#### Exercise goal:
All of the data that follows should be retyped exactly, please, except the pictures.

#### Provided material:
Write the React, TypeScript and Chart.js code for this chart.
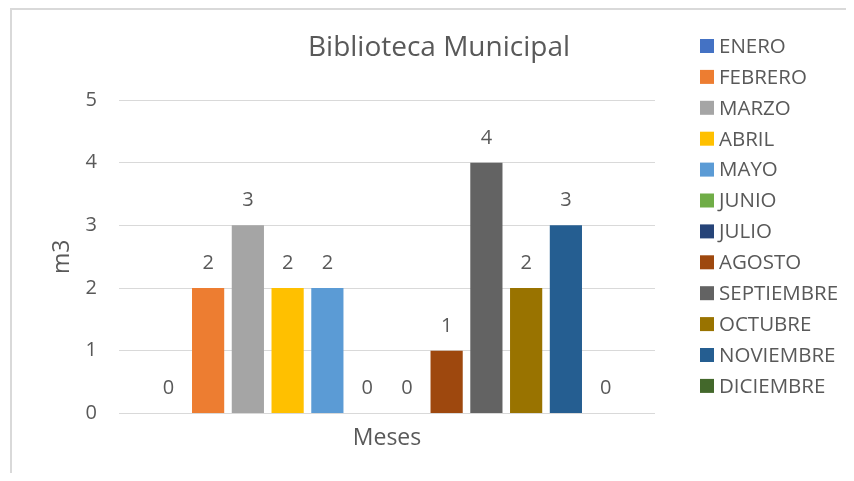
import React, { useEffect, useRef } from "react";
import { Chart, registerables } from "chart.js";

Chart.register(...registerables);

const months = ["ENERO", "FEBRERO", "MARZO", "ABRIL", "MAYO", "JUNIO", "JULIO", "AGOSTO", "SEPTIEMBRE", "OCTUBRE", "NOVIEMBRE", "DICIEMBRE"];
const values = [0, 2, 3, 2, 2, 0, 0, 1, 4, 2, 3, 0];
const colors = ["#4472C4", "#ED7D31", "#A5A5A5", "#FFC000", "#5B9BD5", "#70AD47", "#264478", "#9E480E", "#636363", "#997300", "#255E91", "#43682B"];
const categories = [""];
const yTicks = [0, 1, 2, 3, 4, 5];
const chartTitle = "Biblioteca Municipal";
const xTitle = "Meses";
const yTitle = "m3";

const FONT = "'Open Sans', sans-serif";
const TEXT = "#595959";

const overlay = {
  id: "overlay",
  afterDatasetsDraw(chart: any) {
    const ctx = chart.ctx;
    ctx.save();
    ctx.fillStyle = TEXT;
    ctx.font = `20px ${FONT}`;
    ctx.textAlign = "center";
    ctx.textBaseline = "alphabetic";
    chart.data.datasets.forEach((ds: any, i: number) => {
      const meta = chart.getDatasetMeta(i);
      const el = meta.data[0];
      if (!el) return;
      ctx.fillText(String(ds.data[0]), el.x, el.y - 19);
    });
    ctx.restore();
  },
  afterDraw(chart: any) {
    const ctx = chart.ctx;
    ctx.save();
    ctx.fillStyle = TEXT;
    ctx.font = `28px ${FONT}`;
    ctx.textAlign = "center";
    ctx.textBaseline = "middle";
    ctx.fillText(chartTitle, 427, 38);
    ctx.font = `20.5px ${FONT}`;
    ctx.textAlign = "left";
    chart.data.datasets.forEach((ds: any, i: number) => {
      const cy = 36 + i * 30.9;
      ctx.fillStyle = ds.backgroundColor;
      ctx.fillRect(688, cy - 7, 14, 14);
      ctx.fillStyle = TEXT;
      ctx.fillText(ds.label, 707, cy + 1);
    });
    ctx.restore();
  },
};

export default function App() {
  const ref = useRef<HTMLCanvasElement>(null);
  useEffect(() => {
    if (!ref.current) return;
    Chart.defaults.font.family = FONT;
    const chart = new Chart(ref.current, {
      type: "bar",
      data: {
        labels: categories,
        datasets: months.map((m, i) => ({
          label: m,
          data: [values[i]],
          backgroundColor: colors[i],
          categoryPercentage: 0.89,
          barPercentage: 0.81,
        })),
      },
      options: {
        animation: false,
        responsive: false,
        devicePixelRatio: 1,
        layout: { padding: { left: 36, right: 191, top: 90, bottom: 21 } },
        plugins: {
          legend: { display: false },
          title: { display: false },
          tooltip: { enabled: false },
        },
        scales: {
          x: {
            grid: { display: false, drawTicks: false },
            border: { display: false },
            ticks: { display: false },
            title: {
              display: true,
              text: xTitle,
              color: TEXT,
              font: { size: 23, family: FONT },
              padding: { top: 11, bottom: 0 },
            },
          },
          y: {
            min: yTicks[0],
            max: yTicks[yTicks.length - 1],
            afterFit: (scale: any) => {
              scale.width = 71;
            },
            ticks: { stepSize: 1, color: TEXT, font: { size: 20, family: FONT }, padding: 22 },
            grid: { color: "#d9d9d9", lineWidth: 1, drawTicks: false },
            border: { display: false },
            title: {
              display: true,
              text: yTitle,
              color: TEXT,
              font: { size: 23, family: FONT },
              padding: { top: 1, bottom: 12 },
            },
          },
        },
      },
      plugins: [overlay],
    });
    return () => chart.destroy();
  }, []);
  return (
    <div style={{ marginLeft: 2, borderLeft: "2px solid #d9d9d9", borderTop: "2px solid #d9d9d9", height: 463, overflow: "hidden" }}>
      <canvas ref={ref} width={834} height={463} style={{ display: "block" }} />
    </div>
  );
}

#### Answer to this exercise:
Write the React, TypeScript and Chart.js code for this chart.
import React, { useEffect, useRef } from "react";
import { Chart, registerables } from "chart.js";

Chart.register(...registerables);

const months = ["ENERO", "FEBRERO", "MARZO", "ABRIL", "MAYO", "JUNIO", "JULIO", "AGOSTO", "SEPTIEMBRE", "OCTUBRE", "NOVIEMBRE", "DICIEMBRE"];
const values = [0, 2, 3, 2, 2, 0, 0, 1, 4, 2, 3, 0];
const colors = ["#4472C4", "#ED7D31", "#A5A5A5", "#FFC000", "#5B9BD5", "#70AD47", "#264478", "#9E480E", "#636363", "#997300", "#255E91", "#43682B"];
const categories = [""];
const yTicks = [0, 1, 2, 3, 4, 5];
const chartTitle = "Biblioteca Municipal";
const xTitle = "Meses";
const yTitle = "m3";

const FONT = "'Open Sans', sans-serif";
const TEXT = "#595959";

const overlay = {
  id: "overlay",
  afterDatasetsDraw(chart: any) {
    const ctx = chart.ctx;
    ctx.save();
    ctx.fillStyle = TEXT;
    ctx.font = `20px ${FONT}`;
    ctx.textAlign = "center";
    ctx.textBaseline = "alphabetic";
    chart.data.datasets.forEach((ds: any, i: number) => {
      const meta = chart.getDatasetMeta(i);
      const el = meta.data[0];
      if (!el) return;
      ctx.fillText(String(ds.data[0]), el.x, el.y - 19);
    });
    ctx.restore();
  },
  afterDraw(chart: any) {
    const ctx = chart.ctx;
    ctx.save();
    ctx.fillStyle = TEXT;
    ctx.font = `28px ${FONT}`;
    ctx.textAlign = "center";
    ctx.textBaseline = "middle";
    ctx.fillText(chartTitle, 427, 38);
    ctx.font = `20.5px ${FONT}`;
    ctx.textAlign = "left";
    chart.data.datasets.forEach((ds: any, i: number) => {
      const cy = 36 + i * 30.9;
      ctx.fillStyle = ds.backgroundColor;
      ctx.fillRect(688, cy - 7, 14, 14);
      ctx.fillStyle = TEXT;
      ctx.fillText(ds.label, 707, cy + 1);
    });
    ctx.restore();
  },
};

export default function App() {
  const ref = useRef<HTMLCanvasElement>(null);
  useEffect(() => {
    if (!ref.current) return;
    Chart.defaults.font.family = FONT;
    const chart = new Chart(ref.current, {
      type: "bar",
      data: {
        labels: categories,
        datasets: months.map((m, i) => ({
          label: m,
          data: [values[i]],
          backgroundColor: colors[i],
          categoryPercentage: 0.89,
          barPercentage: 0.81,
        })),
      },
      options: {
        animation: false,
        responsive: false,
        devicePixelRatio: 1,
        layout: { padding: { left: 36, right: 191, top: 90, bottom: 21 } },
        plugins: {
          legend: { display: false },
          title: { display: false },
          tooltip: { enabled: false },
        },
        scales: {
          x: {
            grid: { display: false, drawTicks: false },
            border: { display: false },
            ticks: { display: false },
            title: {
              display: true,
              text: xTitle,
              color: TEXT,
              font: { size: 23, family: FONT },
              padding: { top: 11, bottom: 0 },
            },
          },
          y: {
            min: yTicks[0],
            max: yTicks[yTicks.length - 1],
            afterFit: (scale: any) => {
              scale.width = 71;
            },
            ticks: { stepSize: 1, color: TEXT, font: { size: 20, family: FONT }, padding: 22 },
            grid: { color: "#d9d9d9", lineWidth: 1, drawTicks: false },
            border: { display: false },
            title: {
              display: true,
              text: yTitle,
              color: TEXT,
              font: { size: 23, family: FONT },
              padding: { top: 1, bottom: 12 },
            },
          },
        },
      },
      plugins: [overlay],
    });
    return () => chart.destroy();
  }, []);
  return (
    <div style={{ marginLeft: 2, borderLeft: "2px solid #d9d9d9", borderTop: "2px solid #d9d9d9", height: 463, overflow: "hidden" }}>
      <canvas ref={ref} width={834} height={463} style={{ display: "block" }} />
    </div>
  );
}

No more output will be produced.